Day 3149 - 2/13 - Short game

Today was pretty good. I was helpful in the class I TA for, and extra helpful after since things are coming due. I didn't have a lot of time on my own as there were only a few hours free after class before my game.

The game was ok, but again the guy who bugs me bugged me. It's really just how he interacts at a game mechanic level that bugs me most. That and how his role playing is 100% limited to what he's read. It's like a historian's knowledge. There is no soul, no spark, nothing new created, only fact and regurgitation of what came before.

But the game was fun. And what limited time I had to play and watch shows was fun. I think too I'm starting to feel better. I ate normal amounts of food and was clear of mind. Though I am still tiring easily, and still pretty congested, so I am certainly still sick. But I try to hang on to hope. And I hope better days come.

Day 3150 - 2/14 - Game things

Today I am super congested and sneezy. I am still a bit low on endurance, so I am obviously still sick.

My mind is preoccupied with my game things this morning; various characters and story things. So that is good, as I have been too depressed to want to be playful or creative lately.

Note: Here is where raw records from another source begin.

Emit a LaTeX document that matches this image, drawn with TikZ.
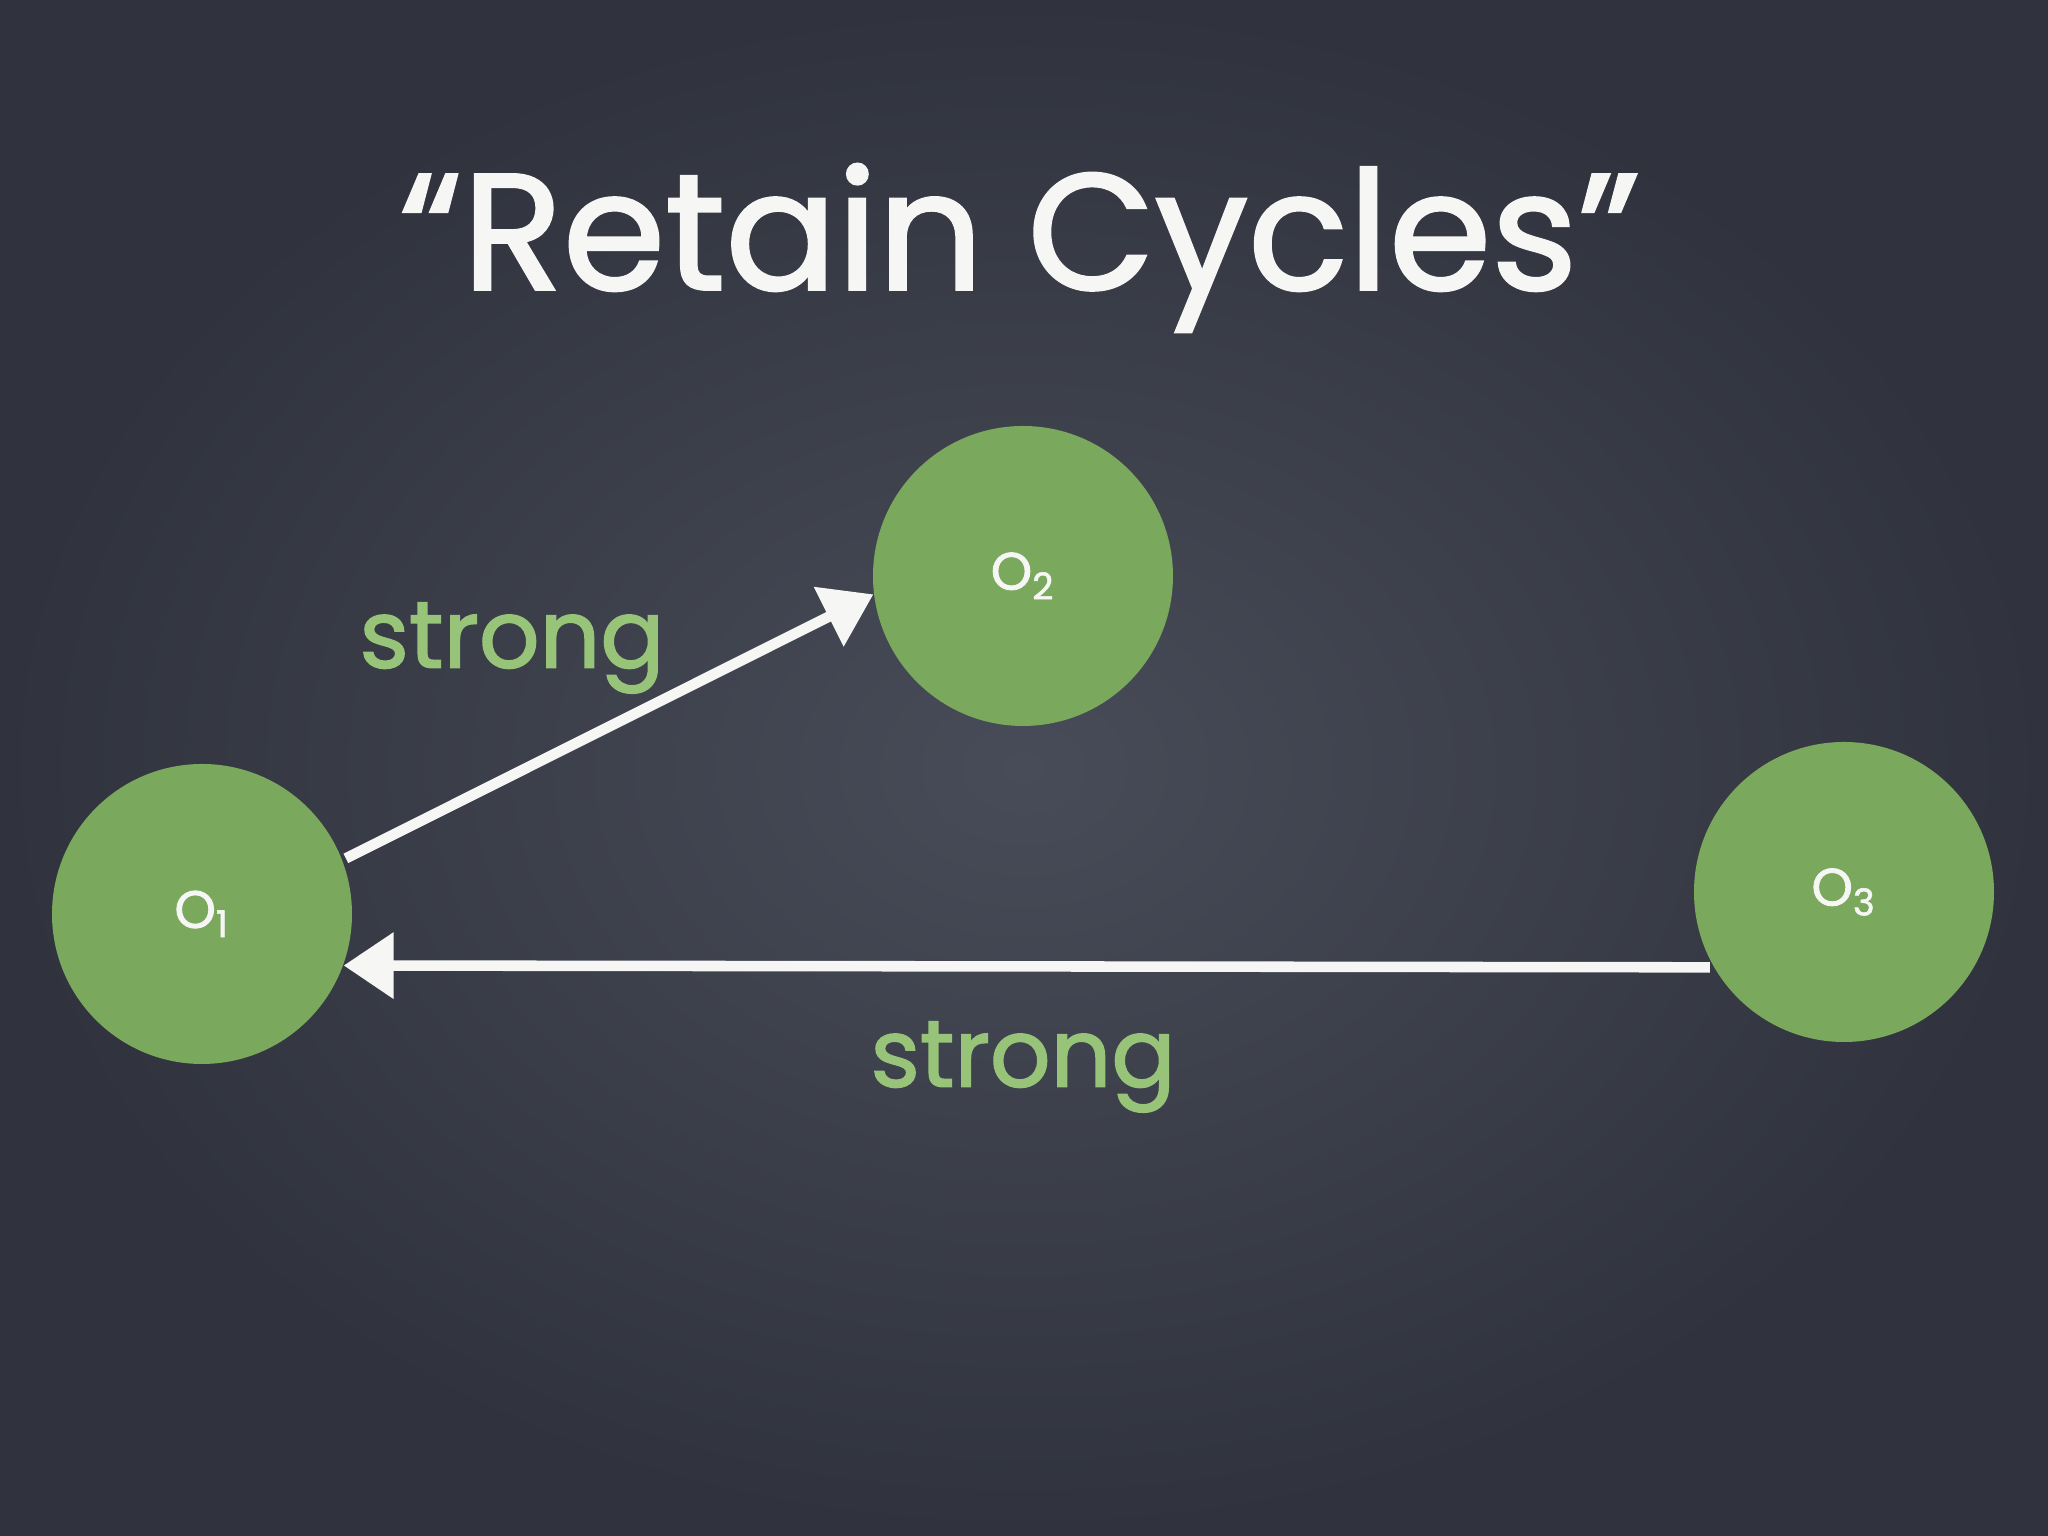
\documentclass[tikz,border=0pt]{standalone}
\usepackage{fontspec}
\setmainfont{Poppins}
\newfontfamily\chalkfont[FakeBold=1.6]{Poppins}
\usepackage{xcolor}
\definecolor{boardgray}{RGB}{72, 76, 88}
\definecolor{boarddark}{RGB}{48, 51, 61}
\definecolor{objgreen}{RGB}{122, 168, 92}
\definecolor{chalkgreen}{RGB}{152, 196, 122}
\definecolor{chalkwhite}{RGB}{246, 246, 244}
\usetikzlibrary{arrows.meta}
\tikzset{
    objnode/.style={circle, fill=objgreen, minimum size=3cm, inner sep=0pt, text=chalkwhite, font=\chalkfont\fontsize{15}{15}\selectfont},
    strongarrow/.style={-{Triangle[width=6.4mm, length=5mm]}, line width=3pt, chalkwhite, shorten <=1pt},
    reflabel/.style={text=chalkgreen, font=\chalkfont\fontsize{27}{27}\selectfont}
}

\begin{document}
\begin{tikzpicture}
    % Chalkboard
    \useasboundingbox (0, 0) rectangle (20.48, 15.36);
    \fill[boarddark] (0, 0) rectangle (20.48, 15.36);
    \shade[inner color=boardgray, outer color=boarddark] (0, 0) rectangle (20.48, 15.36);

    % Title
    \node[text=chalkwhite, font=\chalkfont\fontsize{47}{47}\selectfont] (title) at (10.2, 12.88) {“Retain Cycles”};

    % Objects
    \node[objnode] (o1) at (2.02, 6.22) {O\textsubscript{1}};
    \node[objnode] (o2) at (10.23, 9.60) {O\textsubscript{2}};
    \node[objnode] (o3) at (18.44, 6.44) {O\textsubscript{3}};

    % Strong references
    \draw[strongarrow] (o1.21) -- (o2.187);
    \draw[strongarrow] (o3.210) -- (o1.-20);
    \node[reflabel] (strong1) at (5.12, 8.88) {strong};
    \node[reflabel] (strong2) at (10.23, 4.69) {strong};
\end{tikzpicture}
\end{document}
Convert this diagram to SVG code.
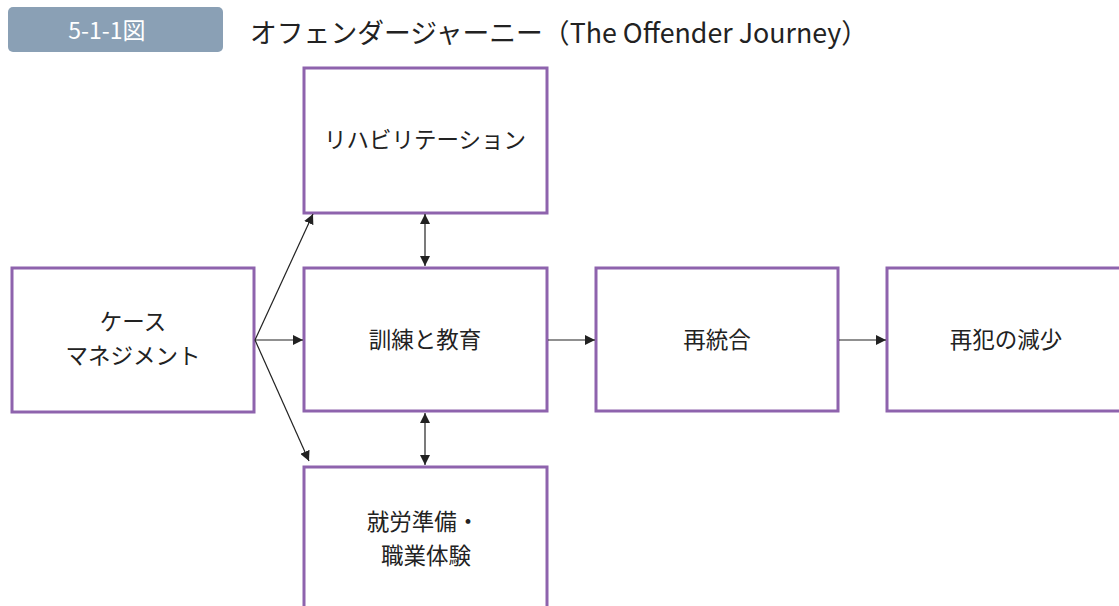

It's a good sign that things are returning to normalish. And indirectly, of course, that affects my schoolwork and ability to TA well, as more creative thought is helpful.

It is sweetie's day, but I have been single forever and don't have anyone in my life that I hang out with, so I expect nothing unusual in that regard. But I try to hang on to hope and focus on what few good things I do have, as there are so many sad things and worries. And I continue to hope better days will come.